Are you facing a tough life insurance sales environment? If so, you’re not alone. According to the MIB Life Index, underwriting inquiries declined in June 2017 as well as over the first six months of 2017, compared to the same period in 2016.
According to MIB, which provides most life insurance companies with risk classification data on life insurance applicants, the year-to-date period for 2017 is down 3.2 percent compared to 2016, suggesting sales opportunities may not tick up in the immediate future.
The MIB Index is based on the volume of MIB database searches life insurance underwriters make. Because roughly 90 percent of all life applications involve an MIB check in order to identify prior declinations, the index is a good indicator of sales volume over the next three to four months.
Stacy Gill, executive Vice President at MIB, said the year-to-date decrease erased the gains achieved in the first half of last year. It also gave back roughly one third of the total gains in the life index during the 2015/2016 wave of increasing underwriting activity.
Gill added that as of mid-year 2017, the MIB index is now on par with the index values observed in the second quarter of 2015.
Year to date, all age groups are in negative territory compared to the same time last year, some more negative than others. What’s more, app activity for the first six months of 2017 YTD is off 2.3 percent for applicants ages 0 to 44; down 5.5 percent for those aged 45-59, and down 2.1 percent for those older than 60.
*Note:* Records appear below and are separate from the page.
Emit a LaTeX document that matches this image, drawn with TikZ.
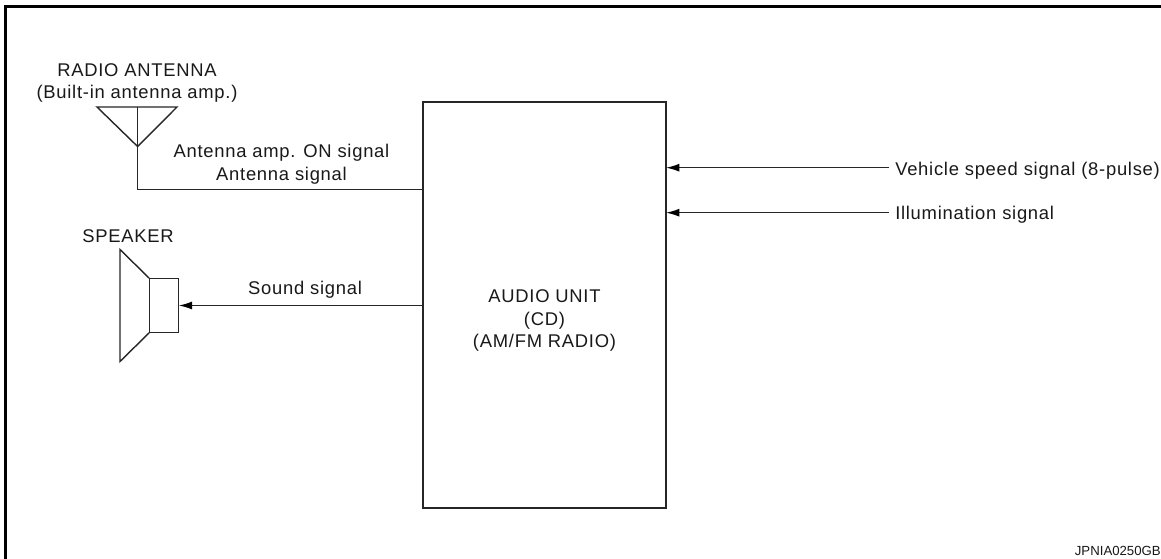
\documentclass[tikz,border=0pt]{standalone}
\usepackage{fontspec}
\setmainfont{Liberation Sans}[LetterSpace=4]
\newfontfamily\plainfont{Liberation Sans}
\usetikzlibrary{arrows.meta,calc}
\tikzset{
  ln/.style={draw=black!85,line width=1.05pt,outer sep=0pt},
  sig/.style={ln,-{Latex[length=10pt,width=6pt,black]}},
  lbl/.style={inner sep=0pt,font=\fontsize{13.8pt}{17pt}\selectfont,text=black!90,align=center},
  lblr/.style={lbl,anchor=west,align=left},
}
\begin{document}
\begin{tikzpicture}[x=0.75pt,y=-0.75pt]
\useasboundingbox (0,0) rectangle (1161,559);
\fill[white] (0,0) rectangle (1161,559);
% frame
\coordinate (fa) at (5.5,559);
\coordinate (fb) at (5.5,6.5);
\coordinate (fc) at (1161,6.5);
\draw[black,line width=2.4pt,line join=miter] (fa) -- (fb) -- (fc);
% audio unit
\node[ln,minimum width=243*0.75pt,minimum height=406*0.75pt,inner sep=0pt,anchor=north west] (unit) at (423,102) {};
\node[lbl] (unitlbl) at (544.5,320.5) {AUDIO UNIT\\(CD)\\(AM/FM RADIO)};
% antenna
\coordinate (aL) at (97,107);
\coordinate (aR) at (177,107);
\coordinate (aT) at (137.6,107);
\coordinate (aB) at (137.6,146.5);
\draw[ln,line join=miter] (aL) -- (aR) -- (aB) -- cycle;
\draw[ln] (aT) -- (aB);
\draw[ln] (aB) |- (unit.west |- 0,189.5);
\node[lbl] (antlbl) at (137,83) {RADIO ANTENNA\\(Built-in antenna amp.)};
\node[lbl] (siglbl) at (281.5,164) {Antenna amp. ON signal\\Antenna signal};
% speaker
\node[lbl] (spklbl) at (128,236) {SPEAKER};
\node[ln,minimum width=29.5*0.75pt,minimum height=54.5*0.75pt,inner sep=0pt] (spk) at (164,305.5) {};
\coordinate (cT) at (120,249.5);
\coordinate (cB) at (120,361.5);
\draw[ln,line join=miter] (spk.north west) -- (cT) -- (cB) -- (spk.south west);
\draw[sig] (unit.west |- spk.east) -- (spk.east);
\node[lbl] (soundlbl) at (305,290) {Sound signal};
% inputs
\node[lblr] (vs) at (895,171) {Vehicle speed signal (8-pulse)};
\node[lblr] (il) at (895,215) {Illumination signal};
\coordinate (vsend) at (889,167.7);
\coordinate (ilend) at (889,212.7);
\draw[sig] (vsend) -- (unit.east |- vsend);
\draw[sig] (ilend) -- (unit.east |- ilend);
% code
\node[inner sep=0pt,anchor=east,font=\plainfont\fontsize{9.9pt}{10pt}\selectfont,text=black!90] (code) at (1161,550.5) {JPNIA0250GB};
\end{tikzpicture}
\end{document}
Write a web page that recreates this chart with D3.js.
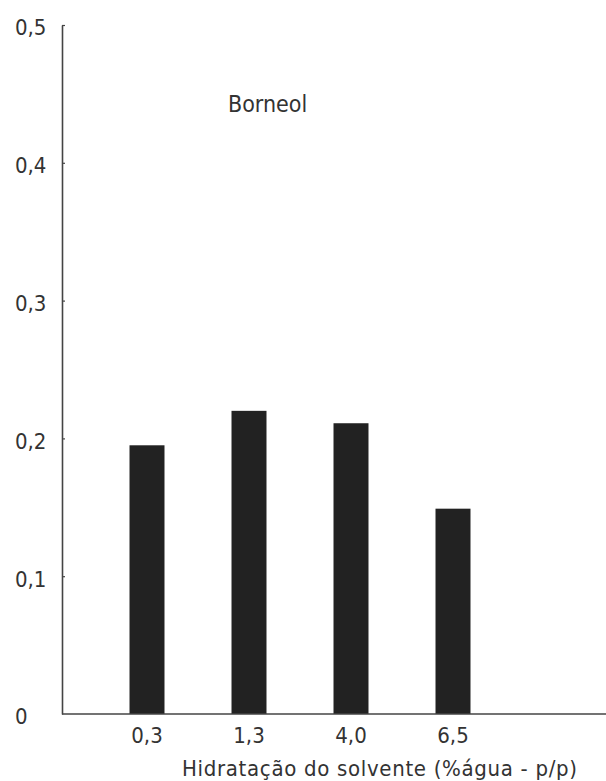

But doom and gloom may not be an appropriate response to these numbers. That’s because you should view the declines in the context of all-time high values during the middle of 2016. Also promising is the fact that quarterly activity declines appear to be moderating. Gill said the first quarter of 2017 was down 4.5 percent, while the second quarter saw a more moderate decline of 1.8 percent. For the composite index, all six months of 2017 have been in negative territory, Gill said, with March activity off 6 percent, but moderating to June’s monthly decline of 2.6 percent.
Of course, it’s important to realize these are aggregate results based on a large volume of underwriting inquiries. Although they suggest life agents may be in a sales trough, they don’t predict your individual success. Takeaway? Strive to “beat the odds” through superior marketing, fact-finding prowess, closing ability, and overall activity management. If anyone can do it, it’s you. Good luck!